The Furies, one of three westerns directed by Anthony Mann in 1950 following his triumphant string of dazzling noir thrillers, would have to be considered an exceptional movie in any genre. Set in the 1870s, it’s an epic drama about a charismatic, tyrannical widower lording over a vast New Mexico ranch, an impotent son to which he’s indifferent, and a bold, self-determined daughter whose role is uncomfortably close to that of a wife. It’s also a story about deception, sexual dominance and, as the plot would have it, good and bad bookkeeping.
At the film’s dramatic centre is a formidable woman, played by the singular Barbara Stanwyck, grappling fiercely for control of an enormous piece of property and a legacy even larger. Along its periphery are secret love affairs with Mexicans squatters, ghosts of a vanishing frontier, vestiges of colonial chaos, and long-simmering tensions that find release only in unbridled explosions of violence. It’s a marvelous, complex, perverse, horrifying—there are strong does of mutilation and humiliation—and often touching movie that, for all the issues it fails to fully resolve, should be regarded as something very near greatness.
T.C. Jeffords was Walter Huston’s final role. He brings to the aging patriarch an ingratiating blustery swagger that delicately functions as a beard for bone-deep insecurities. Owner of the film’s titular ranch but chronically foolish with money, he’s one three men to be kept, controlled or conquered by his daughter Vance (Stanwyck), the only thing standing between the Juan Herrera (Gilbert Roland) family and homelessness, between T.C. and Rip Darrow (Wendell Corey), the gambler-turned-banker whose family are the rightful owners of a strip of The Furies and whose father was killed by T.C. long ago. All of these men, in one way or another, are Vance’s lovers. “I’ve always worked my own leather,” boasts Vance, who the adoring T.C. dubs a “she-fox,” who publicly taunts her father’s authority, staking claims on what’s otherwise deemed a man’s domain.

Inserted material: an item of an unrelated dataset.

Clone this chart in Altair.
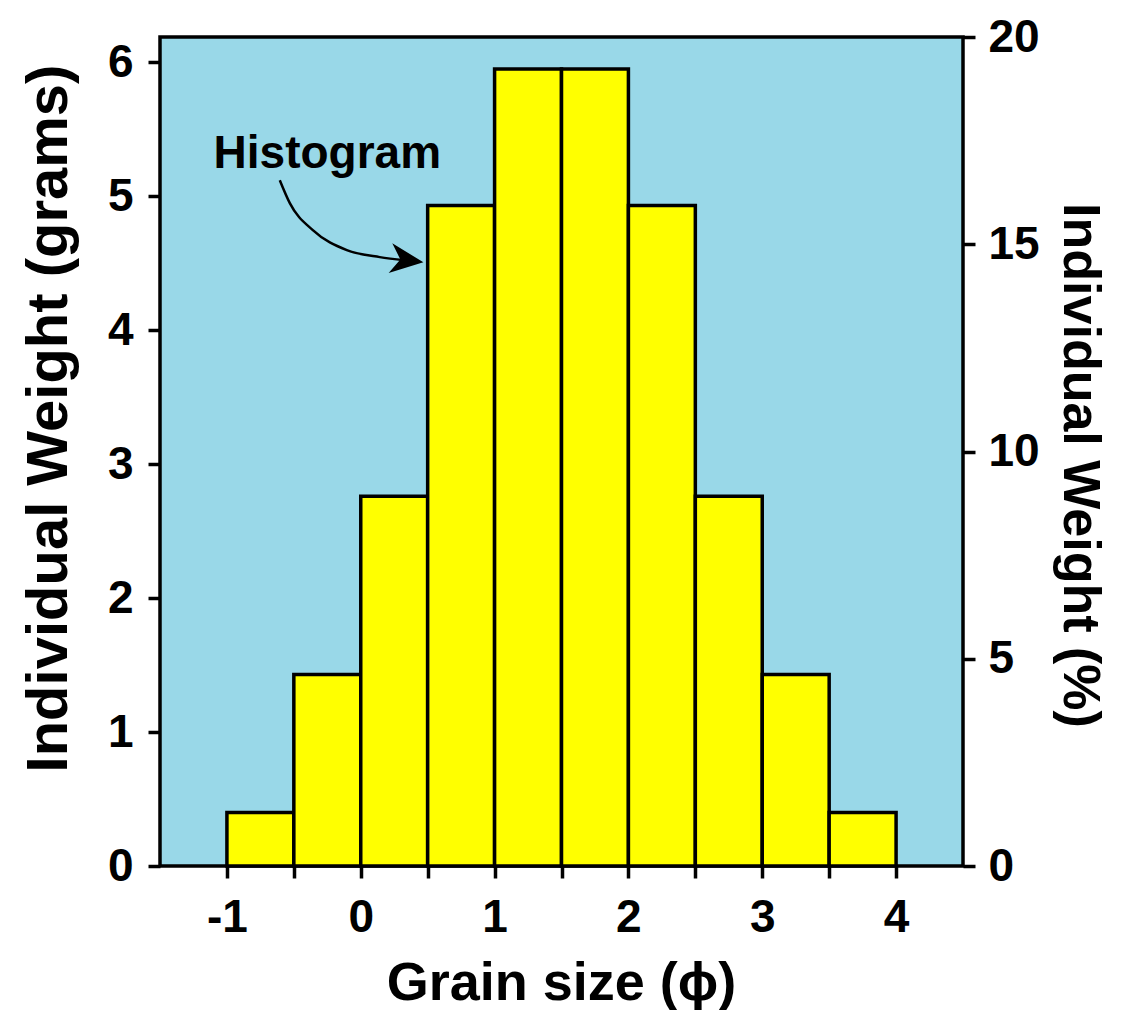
import altair as alt
import pandas as pd

# ---- data ----
bin_start = [-1.0, -0.5, 0.0, 0.5, 1.0, 1.5, 2.0, 2.5, 3.0, 3.5]
bin_end = [-0.5, 0.0, 0.5, 1.0, 1.5, 2.0, 2.5, 3.0, 3.5, 4.0]
weight_g = [0.40, 1.43, 2.76, 4.93, 5.95, 5.95, 4.93, 2.76, 1.43, 0.40]

x_ticks = [-1.0, -0.5, 0.0, 0.5, 1.0, 1.5, 2.0, 2.5, 3.0, 3.5, 4.0]
left_ticks = [0, 1, 2, 3, 4, 5, 6]
right_ticks = [0, 5, 10, 15, 20]

annot_text = ["Histogram"]
annot_x = [-0.25]
annot_y = [5.21]

arrow_x = [-0.605, -0.530, -0.358, -0.104, 0.142, 0.328]
arrow_y = [5.119, 4.948, 4.746, 4.597, 4.545, 4.522]
head_x = [0.345]
head_y = [4.522]

total = sum(weight_g)
df = pd.DataFrame({"start": bin_start, "end": bin_end, "weight": weight_g})
df["percent"] = df["weight"] / total * 100.0
ymax_g = total * 0.20  # 20 % on the right axis

FONT = "Liberation Sans"
XDOM = [-1.5, 4.5]

xscale = alt.Scale(domain=XDOM, nice=False, zero=False)
gscale = alt.Scale(domain=[0, ymax_g], nice=False, zero=True)

bars = alt.Chart(df).mark_rect(
    fill="#FFFF00", stroke="black", strokeWidth=3.5
).encode(
    x=alt.X("start:Q", scale=xscale,
            axis=alt.Axis(values=x_ticks, title="Grain size (ϕ)",
                          labelExpr="datum.value % 1 == 0 ? '' + datum.value : ''",
                          labelPadding=17, labelFlush=False,
                          titleX=401, titleY=133, titleBaseline="alphabetic",
                          titleAlign="center")),
    x2="end:Q",
    y=alt.Y("weight:Q", scale=gscale,
            axis=alt.Axis(values=left_ticks, title="Individual Weight (grams)",
                          format="d", labelPadding=15, labelFlush=False,
                          titleAngle=270, titleX=-94, titleY=381,
                          titleFontSize=58,
                          titleBaseline="alphabetic", titleAlign="center")),
    y2=alt.datum(0),
)

txt_df = pd.DataFrame({"t": annot_text, "x": annot_x, "y": annot_y})
text = alt.Chart(txt_df).mark_text(
    font=FONT, fontSize=46, fontWeight="bold", color="black",
    align="center", baseline="alphabetic"
).encode(
    x=alt.X("x:Q", scale=xscale),
    y=alt.Y("y:Q", scale=gscale),
    text="t:N",
)

arr_df = pd.DataFrame({"x": arrow_x, "y": arrow_y, "o": list(range(len(arrow_x)))})
arrow = alt.Chart(arr_df).mark_line(
    color="black", strokeWidth=2.5, interpolate="monotone"
).encode(
    x=alt.X("x:Q", scale=xscale),
    y=alt.Y("y:Q", scale=gscale),
    order="o:O",
)

head_df = pd.DataFrame({"x": head_x, "y": head_y})
head = alt.Chart(head_df).mark_point(
    shape="M 1 0 L -1 -0.9 L -0.4 0 L -1 0.9 Z",
    filled=True, color="black", opacity=1, size=1100, angle=7
).encode(
    x=alt.X("x:Q", scale=xscale),
    y=alt.Y("y:Q", scale=gscale),
)

grams_layer = alt.layer(bars, text, arrow, head)

pct = alt.Chart(df).mark_rect(opacity=0).encode(
    x=alt.X("start:Q", scale=xscale),
    x2="end:Q",
    y=alt.Y("percent:Q", scale=alt.Scale(domain=[0, 20], nice=False, zero=True),
            axis=alt.Axis(orient="right", values=right_ticks,
                          title="Individual Weight (%)", format="d",
                          labelPadding=13, labelFlush=False,
                          titleAngle=90, titleX=100, titleY=428,
                          titleFontSize=52,
                          titleBaseline="alphabetic", titleAlign="center")),
    y2=alt.datum(0),
)

chart = alt.layer(grams_layer, pct).resolve_scale(
    y="independent"
).properties(
    width=803, height=829,
    autosize=alt.AutoSizeParams(type="none"),
    padding={"left": 152, "top": 29, "right": 155, "bottom": 144},
    background="white",
).configure_view(
    fill="#99D8E8", stroke="black", strokeWidth=3.5
).configure_axis(
    grid=False, domain=False,
    tickColor="black", tickWidth=3.5, tickSize=12,
    labelFont=FONT, labelFontSize=46, labelFontWeight="bold", labelColor="black",
    titleFont=FONT, titleFontSize=54, titleFontWeight="bold", titleColor="black",
)

chart.save("out.html", embed_options={"renderer": "svg", "actions": False})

When T.C. brings home a woman (a wonderful Judith Anderson) who threatens to replace Vance as matriarch—and true controller—of The Furies, Vance unleashes her wrath, suffers the consequences, and promises to tear everything away from her father.
Among the pleasures of The Furies is watching how Stanwyck and Mann collaborate, resulting in a performance simultaneously seductive and frightening. Locking eyes with each of her male opponents, Stanwyck uses that weirdly amphibian gaze of hers like some Medusa with a perm, and tosses off a peppering of sharpened jabs with her distinctive deadpan. Yet she also conveys such heights of desire and rage, and Mann frames her performance brilliantly in the film’s signature scene of sadistic violence. Mirrors, conventionally symbols of feminine vanity, here become the visual birthplace of female oppression and injury. Stanwyck’s groping for her dead mother’s scissors as her rival gloats before her makes for a majestic moment of unease.
Mann himself, traditionally deemed above all a genre craftsman, has recently been the subject of a call for reconsideration from critics who think he deserves to be elevated to auteur status. (For a strong example, see Richard Combs' piece on Mann in the May/June 2007 issue of Film Comment.) Over the past year or so, without actually trying to, I’ve wound up watching a lot of Mann films—like Raw Deal (48), Border Incident (49), a work that in its way bridges noir and western traditions, and The Naked Spur (53)—and am now more than happy to jump on this critical bandwagon, the latest driver of which is The Criterion Collection, who, with The Furies, now add his name to their list of distinguished featured filmmakers.
I’m sure some readers must wonder why I give so much ink to Criterion releases, but a quick survey of their new package for The Furies pretty much speaks for itself: besides the customarily superb transfer, they offer a beautifully illustrated box, a book featuring a smart essay and archival interview with Mann, DVD supplements like a vintage interview with Huston, a new interview with Mann’s daughter, and a surprisingly good British television interview with Mann from the 60s. And, get this, you also get a handsomely bound paperback edition of Niven Busch’s source novel. They actually give you the damned book!
My favourite extra here though would have to be the audio commentary from historian and western specialist Jim Kitses. I saw him give a talk about Ride the High Country (62) a while back and was deeply impressed by his arguments for ever-closer readings of Sam Peckinpah's work and of westerns as a platform for every conceivable sort of human drama. I also really like his big moustache. Regarding The Furies, he laments the diminished role of Juan and the other Mexicans in Charles Schnee’s adaptation while praising the film’s other transgressive elements, emphasizes the hints of incest between Vance and T.C., directs our attention to the films’ multi-generic threads, and makes a strong case for the western as the genre that best suited Mann’s obsessive interest in familial conflict.